Evidence of the agencys increased enforcement efforts in the oil industry shows up at the other end of the spectrum as well. In the oil industry, the FTC has challenged oil industry mergers in markets moving from seven to six significant competitors and more, up to ten-to-nine mergers. Over the same time, the Commission has not brought actions against seven-to-six mergers in markets in any other industries.

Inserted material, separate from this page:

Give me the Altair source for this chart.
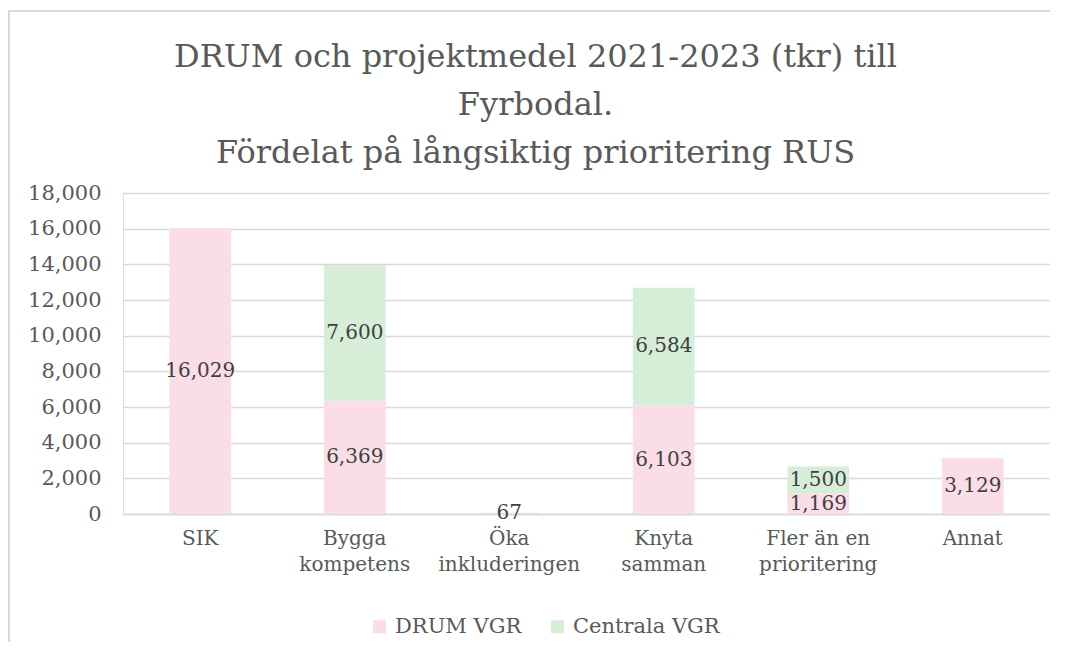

The FTCs HHI statistics from 19962007 tell the same story. Every transaction the FTC enforced with a post-merger HHI of less than 2000 (and there were 90 total) was in the oil industry. At least 75 percent of challenged transactions in the 2000 to 2400 range also were in the oil industry. Again, these numbers show substantially higher levels of FTC enforcement activity in oil markets with low to moderate levels of concentration than any other industry.
These numbers present at best a partial view of agency merger enforcement in the oil industry. These figures do not include mergers where significant competitor information was not available. Of 229 excluded markets, 199 involved the oil industry. As a result, FTC enforcement at low levels of market concentration in the oil industry may be more widespread than these numbers reflect.

These statistics serve as a starting point for an analysis of agency enforcement efforts. Of course, the FTC also considers other, case-specific market facts and circumstances when deciding whether enforcement action is appropriate.

Looking Forward

Before the recent fall in oil prices, public outcry over high gas prices had focused attention on the oil industry.  Congress openly criticized concentration levels in oil markets, despite the fact that most sectors of the petroleum industry generally remain unconcentrated or moderately concentrated.  

The Commission makes no secret of its aggressive enforcement policies in the oil industry. On behalf of the FTC, former Bureau of Economics Director Michael Salinger testified before the Joint Economic Committee of the United States Congress that:

the Commission has been particularly vigilant regarding mergers in the oil industry that could harm competition. It examines any merger and any course of conduct in the industry that has the potential to decrease competition and thus harm consumers of gasoline and other petroleum products.

There is every reason for companies to expect continued close scrutiny of oil mergers under the new administration.  President-elect Barack Obama has pledged to reinvigorate antitrust enforcement and step up review of merger activity.  He has specifically advocated increased enforcement in energy sectors.